=== PROBLEM TO SOLVE ===
Write out each line that follows exactly as it stands, without the pictures.

=== INPUT RECORDS ===
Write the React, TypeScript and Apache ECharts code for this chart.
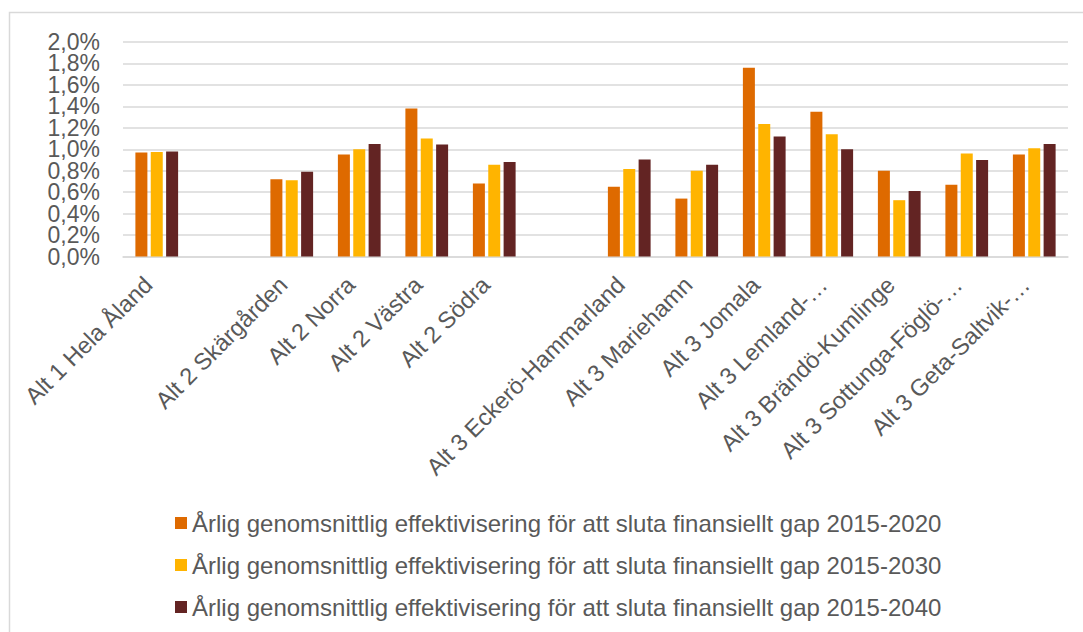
import React, { useEffect, useRef } from "react";
import * as echarts from "echarts";

const categories = [
  "Alt 1 Hela Åland",
  "",
  "Alt 2 Skärgården",
  "Alt 2 Norra",
  "Alt 2 Västra",
  "Alt 2 Södra",
  " ",
  "Alt 3 Eckerö-Hammarland",
  "Alt 3 Mariehamn",
  "Alt 3 Jomala",
  "Alt 3 Lemland-…",
  "Alt 3 Brändö-Kumlinge",
  "Alt 3 Sottunga-Föglö-…",
  "Alt 3 Geta-Saltvik-…",
];

const seriesNames = [
  "Årlig genomsnittlig effektivisering för att sluta finansiellt gap 2015-2020",
  "Årlig genomsnittlig effektivisering för att sluta finansiellt gap 2015-2030",
  "Årlig genomsnittlig effektivisering för att sluta finansiellt gap 2015-2040",
];

const values2020 = [0.97, null, 0.72, 0.95, 1.38, 0.68, null, 0.65, 0.54, 1.76, 1.35, 0.8, 0.67, 0.95];
const values2030 = [0.975, null, 0.71, 1.0, 1.1, 0.855, null, 0.815, 0.8, 1.235, 1.14, 0.525, 0.96, 1.01];
const values2040 = [0.98, null, 0.79, 1.05, 1.045, 0.88, null, 0.905, 0.855, 1.12, 1.0, 0.61, 0.9, 1.05];

const colors = ["#DE6A00", "#FFB400", "#632423"];

const FONT = "'Liberation Sans', Arial, sans-serif";
const FS = 24;
const YFS = 23;

const fmtPct = (v: number) => v.toFixed(1).replace(".", ",") + "%";

export default function App() {
  const ref = useRef<HTMLDivElement>(null);

  useEffect(() => {
    document.body.style.margin = "0";
    if (!ref.current) return;
    const chart = echarts.init(ref.current, null, { renderer: "svg" });
    const data = [values2020, values2030, values2040];

    const yAxisBase = (showEven: boolean, main: boolean) => ({
      type: "value",
      position: "left",
      min: 0,
      max: 2,
      interval: 0.2,
      axisLine: { show: false },
      axisTick: { show: false },
      splitLine: main ? { lineStyle: { color: "#d9d9d9", width: 1.5 } } : { show: false },
      axisLabel: {
        margin: 23,
        color: "#595959",
        fontSize: YFS,
        fontFamily: FONT,
        showMinLabel: true,
        showMaxLabel: true,
        formatter: (v: number) => {
          const idx = Math.round(v / 0.2);
          return (idx % 2 === 0) === showEven ? fmtPct(v) : "";
        },
      },
    });

    chart.setOption({
      animation: false,
      backgroundColor: "#ffffff",
      textStyle: { fontFamily: FONT },
      graphic: [
        {
          type: "rect",
          shape: { x: 9.5, y: 12.5, width: 1200, height: 800 },
          style: { fill: "none", stroke: "#d9d9d9", lineWidth: 1.5 },
          silent: true,
        },
      ],
      grid: { left: 123, right: 15, top: 42, bottom: 375.5, containLabel: false },
      legend: {
        orient: "vertical",
        left: 170,
        top: 506,
        itemWidth: 12,
        itemHeight: 12,
        itemGap: 18,
        icon: "rect",
        textStyle: { color: "#595959", fontSize: FS, lineHeight: 24, fontFamily: FONT },
        data: seriesNames,
      },
      xAxis: {
        type: "category",
        data: categories,
        axisLine: { lineStyle: { color: "#d9d9d9", width: 1.5 } },
        axisTick: { show: false },
        axisLabel: {
          interval: 0,
          rotate: 45,
          margin: 16,
          padding: [0, 12, 0, 0],
          color: "#595959",
          fontSize: 23.5,
          fontFamily: FONT,
        },
      },
      yAxis: [yAxisBase(true, true), yAxisBase(false, false)],
      series: seriesNames.map((name, i) => ({
        name,
        type: "bar",
        data: data[i],
        barWidth: 12,
        barGap: "28%",
        itemStyle: { color: colors[i] },
      })),
    });
    return () => chart.dispose();
  }, []);

  return <div ref={ref} style={{ width: 1083, height: 632 }} />;
}
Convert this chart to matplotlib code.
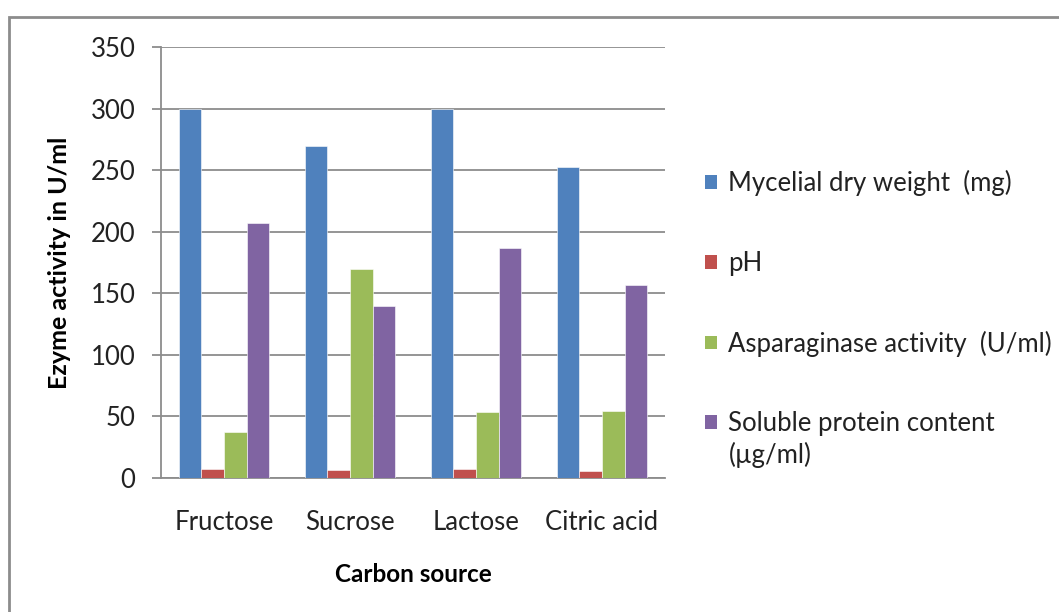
import matplotlib.pyplot as plt
import numpy as np
from matplotlib.patches import Rectangle, Patch

plt.rcParams['font.family'] = ['Lato', 'DejaVu Sans']

sources = ['Fructose', 'Sucrose', 'Lactose', 'Citric acid']
series_names = ['Mycelial dry weight  (mg)', 'pH',
                'Asparaginase activity  (U/ml)',
                'Soluble protein content']
protein_unit = '(\u00b5g/ml)'
dry_weight = [300, 270, 300, 252.5]
ph = [7.6, 6.8, 7.6, 5.7]
asparaginase = [37, 170, 53.5, 54.5]
protein = [207, 140, 187, 157]
colors = ['#4F81BD', '#C0504D', '#9BBB59', '#8064A2']
yticks = [0, 50, 100, 150, 200, 250, 300, 350]

W, H = 1059, 612
fig = plt.figure(figsize=(W / 100, H / 100), dpi=100)
ax = fig.add_axes([161 / W, 1 - 478 / H, 504 / W, 431 / H])

# outer chart border (top and left edges visible)
fig.patches.append(Rectangle((8.5 / W, -0.1), 1.2, 1 - 17 / H + 0.1,
                             transform=fig.transFigure, fill=False,
                             edgecolor='#8c8c8c', linewidth=2))

x = np.arange(len(sources))
w = 0.18
data = [dry_weight, ph, asparaginase, protein]
for i, vals in enumerate(data):
    ax.bar(x + (i - 1.5) * w, vals, w, color=colors[i],
           edgecolor='white', linewidth=0.4, zorder=3)

ax.set_xlim(-0.5, len(sources) - 0.5)
ax.set_ylim(0, 350)
ax.set_yticks(yticks)
ax.set_xticks(x)
ax.set_xticklabels(sources)
ax.yaxis.grid(True, color='#8c8c8c', linewidth=1.3, zorder=0)
ax.set_axisbelow(True)

for s in ['top', 'right']:
    ax.spines[s].set_visible(False)
for s in ['left', 'bottom']:
    ax.spines[s].set_color('#8c8c8c')
    ax.spines[s].set_linewidth(1.3)

ax.tick_params(axis='y', length=6.5, width=1.3, color='#8c8c8c', pad=12,
               labelsize=18.5, labelcolor='#222222')
ax.tick_params(axis='x', length=0, pad=23, labelsize=18.5,
               labelcolor='#222222')

ax.set_xlabel('Carbon source', fontsize=17.5, fontweight='bold', labelpad=20)
ax.set_ylabel('Ezyme activity in U/ml', fontsize=18, fontweight='bold',
              labelpad=14)

handles = [Patch(facecolor=c, edgecolor='none') for c in colors]
fig.legend(handles, series_names, loc='upper left',
           bbox_to_anchor=(705 / W, 1 - 170 / H), frameon=False,
           fontsize=18.5, handlelength=0.45, handleheight=0.45,
           handletextpad=0.45, labelspacing=2.13, borderpad=0,
           borderaxespad=0, labelcolor='#222222')
# second line of the last legend entry
fig.text(729 / W, 1 - 455 / H, protein_unit, fontsize=18.5,
         color='#222222', va='center', ha='left')

fig.savefig('out.png', dpi=100)
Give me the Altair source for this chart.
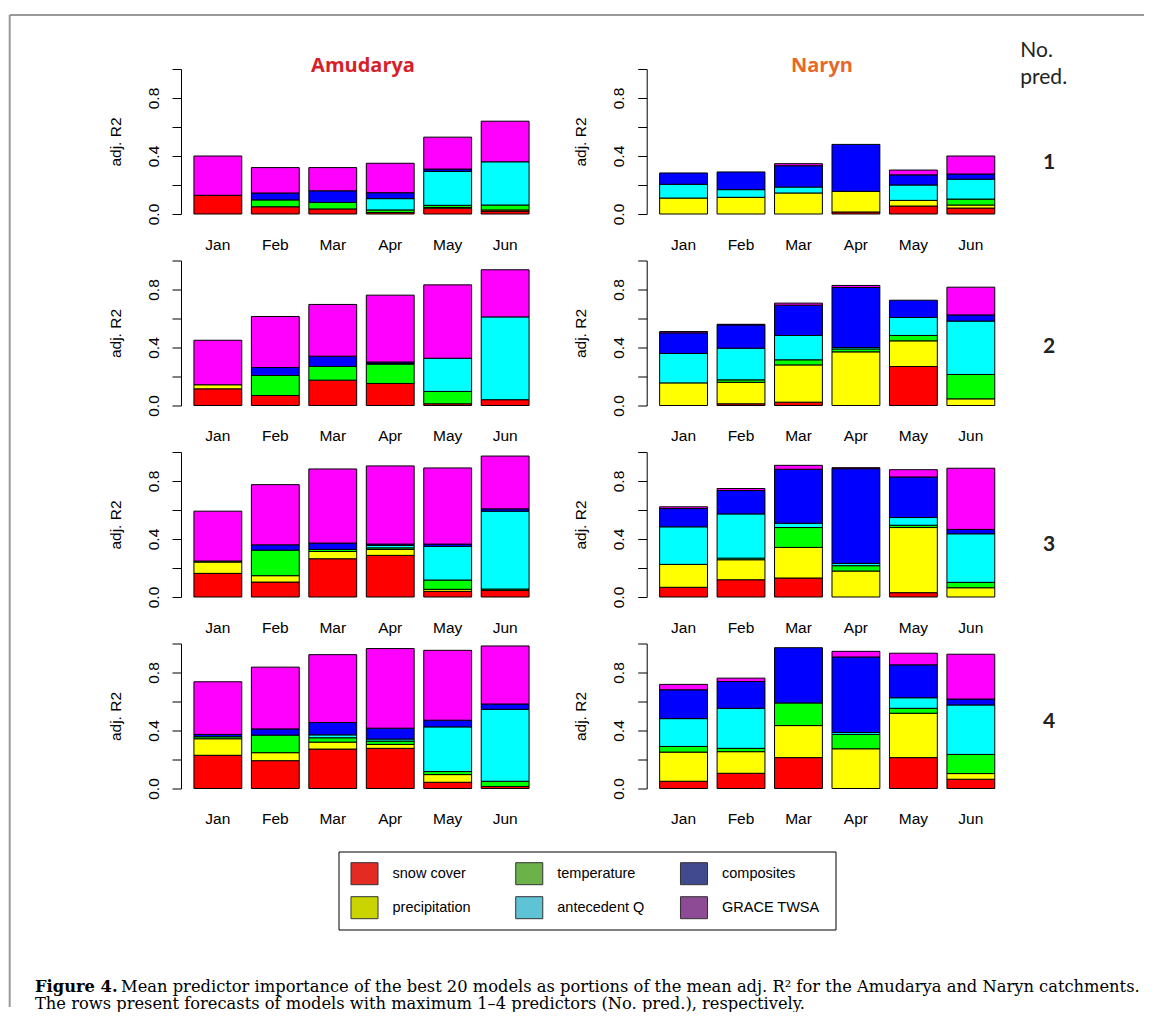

=== SOLUTION BELOW ===
Write the React, TypeScript and Apache ECharts code for this chart.
import React, { useEffect, useRef } from "react";
import * as echarts from "echarts";

const categories = [
  "Alt 1 Hela Åland",
  "",
  "Alt 2 Skärgården",
  "Alt 2 Norra",
  "Alt 2 Västra",
  "Alt 2 Södra",
  " ",
  "Alt 3 Eckerö-Hammarland",
  "Alt 3 Mariehamn",
  "Alt 3 Jomala",
  "Alt 3 Lemland-…",
  "Alt 3 Brändö-Kumlinge",
  "Alt 3 Sottunga-Föglö-…",
  "Alt 3 Geta-Saltvik-…",
];

const seriesNames = [
  "Årlig genomsnittlig effektivisering för att sluta finansiellt gap 2015-2020",
  "Årlig genomsnittlig effektivisering för att sluta finansiellt gap 2015-2030",
  "Årlig genomsnittlig effektivisering för att sluta finansiellt gap 2015-2040",
];

const values2020 = [0.97, null, 0.72, 0.95, 1.38, 0.68, null, 0.65, 0.54, 1.76, 1.35, 0.8, 0.67, 0.95];
const values2030 = [0.975, null, 0.71, 1.0, 1.1, 0.855, null, 0.815, 0.8, 1.235, 1.14, 0.525, 0.96, 1.01];
const values2040 = [0.98, null, 0.79, 1.05, 1.045, 0.88, null, 0.905, 0.855, 1.12, 1.0, 0.61, 0.9, 1.05];

const colors = ["#DE6A00", "#FFB400", "#632423"];

const FONT = "'Liberation Sans', Arial, sans-serif";
const FS = 24;
const YFS = 23;

const fmtPct = (v: number) => v.toFixed(1).replace(".", ",") + "%";

export default function App() {
  const ref = useRef<HTMLDivElement>(null);

  useEffect(() => {
    document.body.style.margin = "0";
    if (!ref.current) return;
    const chart = echarts.init(ref.current, null, { renderer: "svg" });
    const data = [values2020, values2030, values2040];

    const yAxisBase = (showEven: boolean, main: boolean) => ({
      type: "value",
      position: "left",
      min: 0,
      max: 2,
      interval: 0.2,
      axisLine: { show: false },
      axisTick: { show: false },
      splitLine: main ? { lineStyle: { color: "#d9d9d9", width: 1.5 } } : { show: false },
      axisLabel: {
        margin: 23,
        color: "#595959",
        fontSize: YFS,
        fontFamily: FONT,
        showMinLabel: true,
        showMaxLabel: true,
        formatter: (v: number) => {
          const idx = Math.round(v / 0.2);
          return (idx % 2 === 0) === showEven ? fmtPct(v) : "";
        },
      },
    });

    chart.setOption({
      animation: false,
      backgroundColor: "#ffffff",
      textStyle: { fontFamily: FONT },
      graphic: [
        {
          type: "rect",
          shape: { x: 9.5, y: 12.5, width: 1200, height: 800 },
          style: { fill: "none", stroke: "#d9d9d9", lineWidth: 1.5 },
          silent: true,
        },
      ],
      grid: { left: 123, right: 15, top: 42, bottom: 375.5, containLabel: false },
      legend: {
        orient: "vertical",
        left: 170,
        top: 506,
        itemWidth: 12,
        itemHeight: 12,
        itemGap: 18,
        icon: "rect",
        textStyle: { color: "#595959", fontSize: FS, lineHeight: 24, fontFamily: FONT },
        data: seriesNames,
      },
      xAxis: {
        type: "category",
        data: categories,
        axisLine: { lineStyle: { color: "#d9d9d9", width: 1.5 } },
        axisTick: { show: false },
        axisLabel: {
          interval: 0,
          rotate: 45,
          margin: 16,
          padding: [0, 12, 0, 0],
          color: "#595959",
          fontSize: 23.5,
          fontFamily: FONT,
        },
      },
      yAxis: [yAxisBase(true, true), yAxisBase(false, false)],
      series: seriesNames.map((name, i) => ({
        name,
        type: "bar",
        data: data[i],
        barWidth: 12,
        barGap: "28%",
        itemStyle: { color: colors[i] },
      })),
    });
    return () => chart.dispose();
  }, []);

  return <div ref={ref} style={{ width: 1083, height: 632 }} />;
}
Convert this chart to matplotlib code.
import matplotlib.pyplot as plt
import numpy as np
from matplotlib.patches import Rectangle, Patch

plt.rcParams['font.family'] = ['Lato', 'DejaVu Sans']

sources = ['Fructose', 'Sucrose', 'Lactose', 'Citric acid']
series_names = ['Mycelial dry weight  (mg)', 'pH',
                'Asparaginase activity  (U/ml)',
                'Soluble protein content']
protein_unit = '(\u00b5g/ml)'
dry_weight = [300, 270, 300, 252.5]
ph = [7.6, 6.8, 7.6, 5.7]
asparaginase = [37, 170, 53.5, 54.5]
protein = [207, 140, 187, 157]
colors = ['#4F81BD', '#C0504D', '#9BBB59', '#8064A2']
yticks = [0, 50, 100, 150, 200, 250, 300, 350]

W, H = 1059, 612
fig = plt.figure(figsize=(W / 100, H / 100), dpi=100)
ax = fig.add_axes([161 / W, 1 - 478 / H, 504 / W, 431 / H])

# outer chart border (top and left edges visible)
fig.patches.append(Rectangle((8.5 / W, -0.1), 1.2, 1 - 17 / H + 0.1,
                             transform=fig.transFigure, fill=False,
                             edgecolor='#8c8c8c', linewidth=2))

x = np.arange(len(sources))
w = 0.18
data = [dry_weight, ph, asparaginase, protein]
for i, vals in enumerate(data):
    ax.bar(x + (i - 1.5) * w, vals, w, color=colors[i],
           edgecolor='white', linewidth=0.4, zorder=3)

ax.set_xlim(-0.5, len(sources) - 0.5)
ax.set_ylim(0, 350)
ax.set_yticks(yticks)
ax.set_xticks(x)
ax.set_xticklabels(sources)
ax.yaxis.grid(True, color='#8c8c8c', linewidth=1.3, zorder=0)
ax.set_axisbelow(True)

for s in ['top', 'right']:
    ax.spines[s].set_visible(False)
for s in ['left', 'bottom']:
    ax.spines[s].set_color('#8c8c8c')
    ax.spines[s].set_linewidth(1.3)

ax.tick_params(axis='y', length=6.5, width=1.3, color='#8c8c8c', pad=12,
               labelsize=18.5, labelcolor='#222222')
ax.tick_params(axis='x', length=0, pad=23, labelsize=18.5,
               labelcolor='#222222')

ax.set_xlabel('Carbon source', fontsize=17.5, fontweight='bold', labelpad=20)
ax.set_ylabel('Ezyme activity in U/ml', fontsize=18, fontweight='bold',
              labelpad=14)

handles = [Patch(facecolor=c, edgecolor='none') for c in colors]
fig.legend(handles, series_names, loc='upper left',
           bbox_to_anchor=(705 / W, 1 - 170 / H), frameon=False,
           fontsize=18.5, handlelength=0.45, handleheight=0.45,
           handletextpad=0.45, labelspacing=2.13, borderpad=0,
           borderaxespad=0, labelcolor='#222222')
# second line of the last legend entry
fig.text(729 / W, 1 - 455 / H, protein_unit, fontsize=18.5,
         color='#222222', va='center', ha='left')

fig.savefig('out.png', dpi=100)
Give me the Altair source for this chart.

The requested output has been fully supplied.